Entré, la secretaria me ordenó que me recostara –¿ya mencioné lo amable que era?–, me colgó un babero del cuello, y se fue. Me quedé solo por unos minutos, viendo la variedad de filosos utensilios que estaban sobre la mesita junto a mi, preguntándome para qué servían y cual de ellos metería el doctor en mi boca. Finalmente entró el doctor, nos saludamos brevemente y me quejé de que el empaste que me había puesto la última vez se me había caído. Con un “vamos a ver” eludió mi comentario y comenzó con su trabajo, metiendo en mi boca todo lo que encontraba: taladros, espejitos, mangueras, cepillos, creo que hasta un bolígrafo se le cayó ahí. A los pocos segundos yo estaba tieso como un trozo de madera, y me había deslizado medio metro hacia abajo en la silla. El doctor siempre me pedía que me sentara bien y que me relajara, pero era inevitable que a los pocos segundos me encontrara de nuevo en mi posición favorita: tronco deslizado.

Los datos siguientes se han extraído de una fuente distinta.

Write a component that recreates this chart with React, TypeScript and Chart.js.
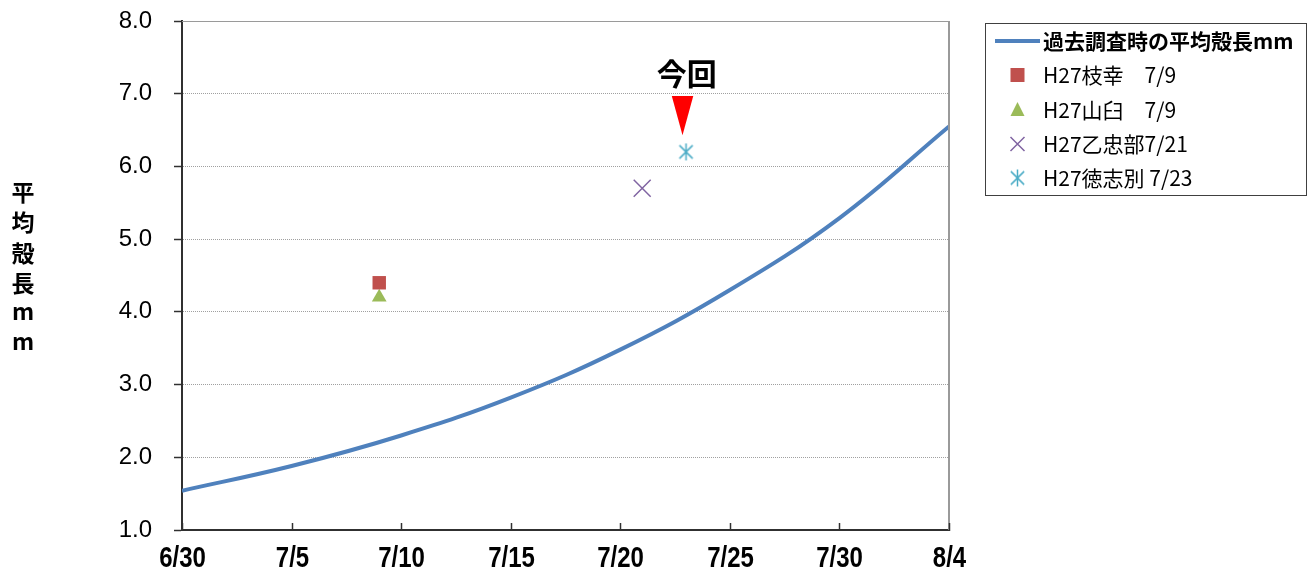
import React, { useEffect, useRef } from 'react';
import { Chart, registerables } from 'chart.js';

Chart.register(...registerables);

// ---- data ----
const tickLabels = ['6/30', '7/5', '7/10', '7/15', '7/20', '7/25', '7/30', '8/4'];
const curveLabel = '過去調査時の平均殻長mm';
const curveDays = [0, 5, 10, 15, 20, 25, 30, 35];
const curveValues = [1.54, 1.88, 2.3, 2.82, 3.48, 4.3, 5.29, 6.55];

const siteLabels = ['H27枝幸　7/9', 'H27山臼　7/9', 'H27乙忠部7/21', 'H27徳志別 7/23'];
const siteDays = [9, 9, 21, 23];
const siteValues = [4.4, 4.2, 5.7, 6.2];

const yTitle = ['平', '均', '殻', '長', 'm', 'm'];
const noteText = '今回';
const noteX = 23.03;
const noteY = 7.28;
const arrowX = 22.84;
const arrowTopY = 6.97;
const arrowTipY = 6.43;
const arrowHalfDays = 0.49;

// ---- style ----
const LINE_COLOR = '#4F81BD';
const SITE_COLORS = ['#C0504D', '#9BBB59', '#8064A2', '#4BACC6'];
const CJK = '"Noto Sans CJK JP", "Noto Sans", sans-serif';

function makeStar(size: number, color: string, lw: number) {
  const c = document.createElement('canvas');
  c.width = size;
  c.height = size;
  const g = c.getContext('2d')!;
  g.strokeStyle = color;
  g.lineWidth = lw;
  const m = size / 2;
  const r = size / 2 - 1;
  const d = r * 0.78;
  g.beginPath();
  g.moveTo(m, m - r);
  g.lineTo(m, m + r);
  g.moveTo(m - d, m - d);
  g.lineTo(m + d, m + d);
  g.moveTo(m + d, m - d);
  g.lineTo(m - d, m + d);
  g.stroke();
  return c;
}

export default function App() {
  const ref = useRef<HTMLCanvasElement | null>(null);

  useEffect(() => {
    document.body.style.margin = '0';
    const canvas = ref.current!;
    const star = makeStar(19, SITE_COLORS[3], 1.5);

    const decor = {
      id: 'decor',
      afterDraw(chart: any) {
        const { ctx, chartArea, scales } = chart;
        const xs = scales.x;
        const ys = scales.y;
        ctx.save();
        // top & right frame
        ctx.strokeStyle = '#9a9a9a';
        ctx.lineWidth = 1;
        ctx.beginPath();
        ctx.moveTo(chartArea.left, chartArea.top + 0.5);
        ctx.lineTo(chartArea.right, chartArea.top + 0.5);
        ctx.stroke();
        ctx.lineWidth = 2;
        ctx.beginPath();
        ctx.moveTo(chartArea.right, chartArea.top);
        ctx.lineTo(chartArea.right, chartArea.bottom);
        ctx.stroke();
        // inward x ticks + condensed x tick labels
        ctx.strokeStyle = '#303030';
        ctx.lineWidth = 1.5;
        ctx.fillStyle = '#000';
        ctx.font = 'bold 30px "Liberation Sans", Arial, sans-serif';
        ctx.textAlign = 'center';
        ctx.textBaseline = 'middle';
        xs.ticks.forEach((t: any, i: number) => {
          const px = Math.round(xs.getPixelForValue(t.value)) + 0.5;
          ctx.beginPath();
          ctx.moveTo(px, chartArea.bottom - 7);
          ctx.lineTo(px, chartArea.bottom + 1);
          ctx.stroke();
          ctx.save();
          ctx.translate(px, chartArea.bottom + 29);
          ctx.scale(0.8, 1);
          ctx.fillText(tickLabels[i], 0, 0);
          ctx.restore();
        });
        // y title, stacked characters
        ctx.fillStyle = '#000';
        ctx.font = `bold 23px ${CJK}`;
        ctx.textAlign = 'center';
        ctx.textBaseline = 'middle';
        yTitle.forEach((ch, i) => {
          const y = 192 + i * 30.5 + (ch === 'm' ? -3 : 0);
          ctx.fillText(ch, 23, y);
        });
        // annotation arrow + text
        const ax = xs.getPixelForValue(arrowX);
        const hw = xs.getPixelForValue(arrowX + arrowHalfDays) - ax;
        const at = ys.getPixelForValue(arrowTopY);
        const ab = ys.getPixelForValue(arrowTipY);
        ctx.fillStyle = '#FF0000';
        ctx.beginPath();
        ctx.moveTo(ax - hw, at);
        ctx.lineTo(ax + hw, at);
        ctx.lineTo(ax, ab);
        ctx.closePath();
        ctx.fill();
        ctx.fillStyle = '#000';
        ctx.font = `bold 30px ${CJK}`;
        ctx.fillText(noteText, xs.getPixelForValue(noteX), ys.getPixelForValue(noteY));

        // legend
        const lx = 985, ly = 23, lw = 321, lh = 172;
        ctx.fillStyle = '#fff';
        ctx.fillRect(lx, ly, lw, lh);
        ctx.strokeStyle = '#404040';
        ctx.lineWidth = 1;
        ctx.strokeRect(lx + 0.5, ly + 0.5, lw, lh);
        const textX = 1043;
        const rows = [41, 75, 110, 144, 178];
        ctx.textAlign = 'left';
        ctx.textBaseline = 'middle';
        ctx.strokeStyle = LINE_COLOR;
        ctx.lineWidth = 4;
        ctx.beginPath();
        ctx.moveTo(995, rows[0]);
        ctx.lineTo(1040, rows[0]);
        ctx.stroke();
        ctx.fillStyle = '#000';
        ctx.font = `bold 21px ${CJK}`;
        ctx.fillText(curveLabel, textX, rows[0]);
        const mx = 1017.5;
        ctx.fillStyle = SITE_COLORS[0];
        ctx.fillRect(mx - 7, rows[1] - 7, 14, 14);
        ctx.fillStyle = SITE_COLORS[1];
        ctx.beginPath();
        ctx.moveTo(mx, rows[2] - 8);
        ctx.lineTo(mx + 7, rows[2] + 6);
        ctx.lineTo(mx - 7, rows[2] + 6);
        ctx.closePath();
        ctx.fill();
        ctx.strokeStyle = SITE_COLORS[2];
        ctx.lineWidth = 1.5;
        ctx.beginPath();
        ctx.moveTo(mx - 7, rows[3] - 7);
        ctx.lineTo(mx + 7, rows[3] + 7);
        ctx.moveTo(mx + 7, rows[3] - 7);
        ctx.lineTo(mx - 7, rows[3] + 7);
        ctx.stroke();
        ctx.drawImage(star, mx - 9.5, rows[4] - 9.5);
        ctx.fillStyle = '#000';
        ctx.font = `21px ${CJK}`;
        siteLabels.forEach((t, i) => ctx.fillText(t, textX, rows[i + 1]));
        ctx.restore();
      },
    };

    const siteStyles: any[] = [
      { pointStyle: 'rect', pointRadius: 9.5 },
      { pointStyle: 'triangle', pointRadius: 8.5 },
      { pointStyle: 'crossRot', pointRadius: 12, pointBorderWidth: 1.5 },
      { pointStyle: star, pointRadius: 9 },
    ];

    const chart = new Chart(canvas, {
      type: 'scatter',
      data: {
        datasets: [
          {
            type: 'line',
            label: curveLabel,
            data: curveDays.map((d, i) => ({ x: d, y: curveValues[i] })),
            borderColor: LINE_COLOR,
            backgroundColor: LINE_COLOR,
            borderWidth: 4,
            pointRadius: 0,
            tension: 0.4,
            fill: false,
          } as any,
          ...siteLabels.map((label, i) => ({
            label,
            data: [{ x: siteDays[i], y: siteValues[i] }],
            backgroundColor: SITE_COLORS[i],
            borderColor: SITE_COLORS[i],
            pointBorderWidth: 0,
            showLine: false,
            ...siteStyles[i],
          })),
        ],
      },
      options: {
        responsive: false,
        animation: false,
        layout: { padding: { top: 21, right: 367, left: 0, bottom: 0 } },
        plugins: { legend: { display: false }, tooltip: { enabled: false } },
        scales: {
          x: {
            type: 'linear',
            min: 0,
            max: 35,
            afterFit: (s: any) => {
              s.height = 48;
              s.paddingLeft = 0;
              s.paddingRight = 0;
            },
            ticks: {
              stepSize: 5,
              autoSkip: false,
              maxRotation: 0,
              display: false,
              callback: (_v: any, i: number) => tickLabels[i],
            },
            grid: { display: false },
            border: { display: true, color: '#303030', width: 2 },
          },
          y: {
            min: 1,
            max: 8,
            afterFit: (s: any) => {
              s.width = 182;
              s.paddingTop = 0;
              s.paddingBottom = 0;
            },
            ticks: {
              stepSize: 1,
              callback: (v: any) => Number(v).toFixed(1),
              color: '#000',
              padding: 22,
              font: { family: '"Liberation Sans", Arial, sans-serif', size: 24 },
            },
            grid: {
              color: '#a0a0a0',
              lineWidth: 1,
              tickLength: 8,
              tickColor: '#303030',
              tickWidth: 1.5,
              tickBorderDash: [],
            },
            border: { display: true, color: '#303030', width: 2, dash: [1, 1] },
          },
        },
      } as any,
      plugins: [decor],
    });
    return () => chart.destroy();
  }, []);

  return (
    <div style={{ position: 'fixed', left: 0, top: 0, width: 1316, height: 578 }}>
      <canvas ref={ref} width={1316} height={578} />
    </div>
  );
}
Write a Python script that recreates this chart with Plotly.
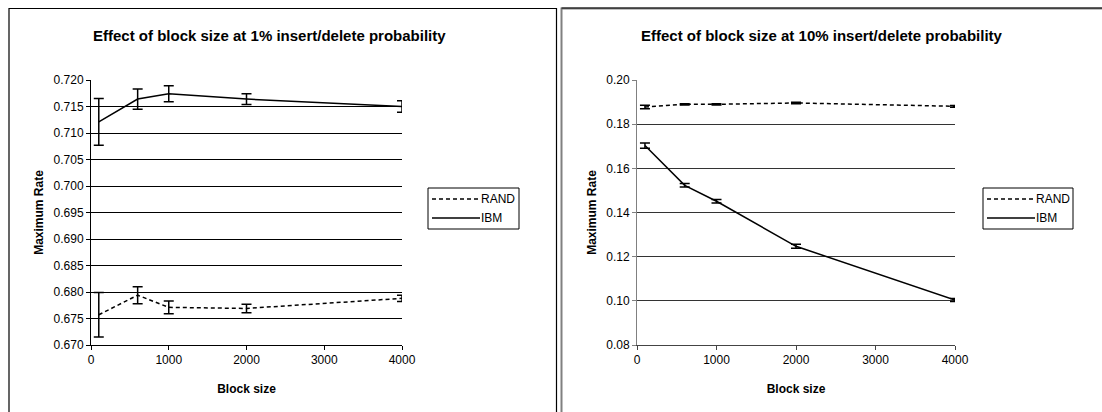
import plotly.graph_objects as go

W, H = 1102, 412

block_sizes = [100, 600, 1000, 2000, 4000]

# Left panel: 1% insert/delete probability
rand_1 = [0.6757, 0.6794, 0.6771, 0.6769, 0.6788]
rand_1_err = [0.0042, 0.0016, 0.0012, 0.0008, 0.0006]
ibm_1 = [0.7121, 0.7164, 0.7174, 0.7164, 0.7150]
ibm_1_err = [0.0044, 0.0019, 0.0015, 0.0010, 0.0011]

# Right panel: 10% insert/delete probability
rand_10 = [0.1878, 0.1890, 0.1890, 0.1896, 0.1881]
rand_10_err = [0.0008, 0.0003, 0.0003, 0.0003, 0.0004]
ibm_10 = [0.1703, 0.1523, 0.1451, 0.1247, 0.1004]
ibm_10_err = [0.0012, 0.0008, 0.0008, 0.0009, 0.0007]

series_names = ["RAND", "IBM"]
titles = ["Effect of block size at 1% insert/delete probability",
          "Effect of block size at 10% insert/delete probability"]

FONT = "Liberation Sans, Arial, sans-serif"
RAND_DASH = "4px,3px"

def px(x):
    return x / W

def py(y):
    return 1 - y / H

fig = go.Figure()

def add_series(x, y, err, name, dash, xa, ya):
    fig.add_trace(go.Scatter(
        x=x, y=y, name=name, mode="lines", showlegend=False,
        line=dict(color="black", width=1.5, dash=dash),
        error_y=dict(type="data", array=err, visible=True, color="black",
                     thickness=1.5, width=5),
        xaxis=xa, yaxis=ya,
    ))

add_series(block_sizes, rand_1, rand_1_err, series_names[0], RAND_DASH, "x", "y")
add_series(block_sizes, ibm_1, ibm_1_err, series_names[1], "solid", "x", "y")
add_series(block_sizes, rand_10, rand_10_err, series_names[0], RAND_DASH, "x2", "y2")
add_series(block_sizes, ibm_10, ibm_10_err, series_names[1], "solid", "x2", "y2")

axis_common = dict(
    showline=True, linewidth=1, ticks="outside", ticklen=4, tickwidth=1,
    tickfont=dict(family=FONT, size=12, color="black"),
    zeroline=False, automargin=False,
)

ytop, ybot = 80, 345

fig.update_layout(
    template="none",
    width=W, height=H,
    margin=dict(l=0, r=0, t=0, b=0, pad=0, autoexpand=False),
    paper_bgcolor="white", plot_bgcolor="white",
    font=dict(family=FONT, color="black"),
    showlegend=False,
    xaxis=dict(domain=[px(91), px(402)], range=[0, 4000], dtick=1000,
               anchor="y", linecolor="black", tickcolor="black",
               showgrid=False,
               title=dict(text="<b>Block size</b>", font=dict(size=12), standoff=18),
               **axis_common),
    yaxis=dict(domain=[py(ybot), py(ytop)], range=[0.670, 0.720], dtick=0.005,
               tickformat=".3f", anchor="x", linecolor="black", tickcolor="black",
               showgrid=True, gridcolor="black", gridwidth=1,
               title=dict(text="<b>Maximum Rate</b>", font=dict(size=12), standoff=7),
               **axis_common),
    xaxis2=dict(domain=[px(637), px(955)], range=[0, 4000], dtick=1000,
                anchor="y2", linecolor="#444", tickcolor="#444",
                showgrid=False,
                title=dict(text="<b>Block size</b>", font=dict(size=12), standoff=18),
                **axis_common),
    yaxis2=dict(domain=[py(ybot), py(ytop)], range=[0.08, 0.20], dtick=0.02,
                tickformat=".2f", anchor="x2", linecolor="#808080", tickcolor="#808080",
                showgrid=True, gridcolor="#333", gridwidth=1,
                title=dict(text="<b>Maximum Rate</b>", font=dict(size=12), standoff=7),
                **axis_common),
)

for t, cx in zip(titles, [269, 822]):
    fig.add_annotation(text="<b>" + t + "</b>", x=px(cx), y=py(36),
                       xref="paper", yref="paper", showarrow=False,
                       xanchor="center", yanchor="middle",
                       font=dict(family=FONT, size=15, color="black"))

# manual legends (box, line samples, labels)
for bx0, bx1 in [(428, 519), (983, 1073)]:
    fig.add_shape(type="rect", xref="paper", yref="paper",
                  x0=px(bx0), x1=px(bx1), y0=py(229), y1=py(188),
                  line=dict(color="black", width=1), fillcolor="white")
    for name, dash, yy in zip(series_names, [RAND_DASH, "solid"], [199, 218]):
        fig.add_shape(type="line", xref="paper", yref="paper",
                      x0=px(bx0 + 4), x1=px(bx0 + 52), y0=py(yy), y1=py(yy),
                      line=dict(color="black", width=1.5, dash=dash))
        fig.add_annotation(text=name, x=px(bx0 + 51), y=py(yy),
                           xref="paper", yref="paper", showarrow=False,
                           xanchor="left", yanchor="middle",
                           font=dict(family=FONT, size=12, color="black"))

# panel borders
fig.add_shape(type="rect", xref="paper", yref="paper",
              x0=px(9), x1=px(556.5), y0=-0.05, y1=py(8.5),
              line=dict(color="black", width=1.2))
fig.add_shape(type="rect", xref="paper", yref="paper",
              x0=px(561.5), x1=1.05, y0=-0.05, y1=py(8.5),
              line=dict(color="#808080", width=2))
fig.add_shape(type="line", xref="paper", yref="paper",
              x0=px(561.5), x1=1.0, y0=py(8), y1=py(8),
              line=dict(color="black", width=1.2))

fig.write_html("out.html")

Cuando mi boca estaba ocupada por un par de tubitos de algodón, una manguera que me succionaba las amígdalas, un taladro que emitía un olor a quemado, y un chorro de agua que no estoy seguro de donde provenía, todo enmarcado por unas agarraderas afincadas en la comisura de mis labios, para evitar que yo me tragara todo aquello, fue el momento que el doctor consideró idóneo para retomar la conversación sobre mi queja inicial.
–Me parece que el problema fue que no hiciste lo que te dije–, dijo.
–Uh-um–, contesté yo muy elocuentemente.
–Seguro que masticaste algo muy duro ese día.
–¡Uh-um!–, tenía tantas cosas que decirle, pero me decanté por esta simple respuesta para hacerme entender.
–¿Qué comiste esa noche al salir de aquí?
–Ajajá...
–¿Ves?, te dije que no masticaras cosas tan duras–, sentenció.
–¡Jo, jejo jo... Ajajá...!–, más claro no podía ser.
–Bueno, ten más cuidado la próxima vez.

Para cuando el doctor había terminado, yo ya no tenía energías –ni sensibilidad en mi labio inferior– suficientes como para discutir, por lo que daba por bueno que finalmente el trauma hubiese terminado y solo podía pensar en que por fin podía seguir adelante con mi vida, y en lo feliz que sería fuera de aquel consultorio. Hasta el momento en que la secretaría me dijo: “Tiene cita para la semana que viene”.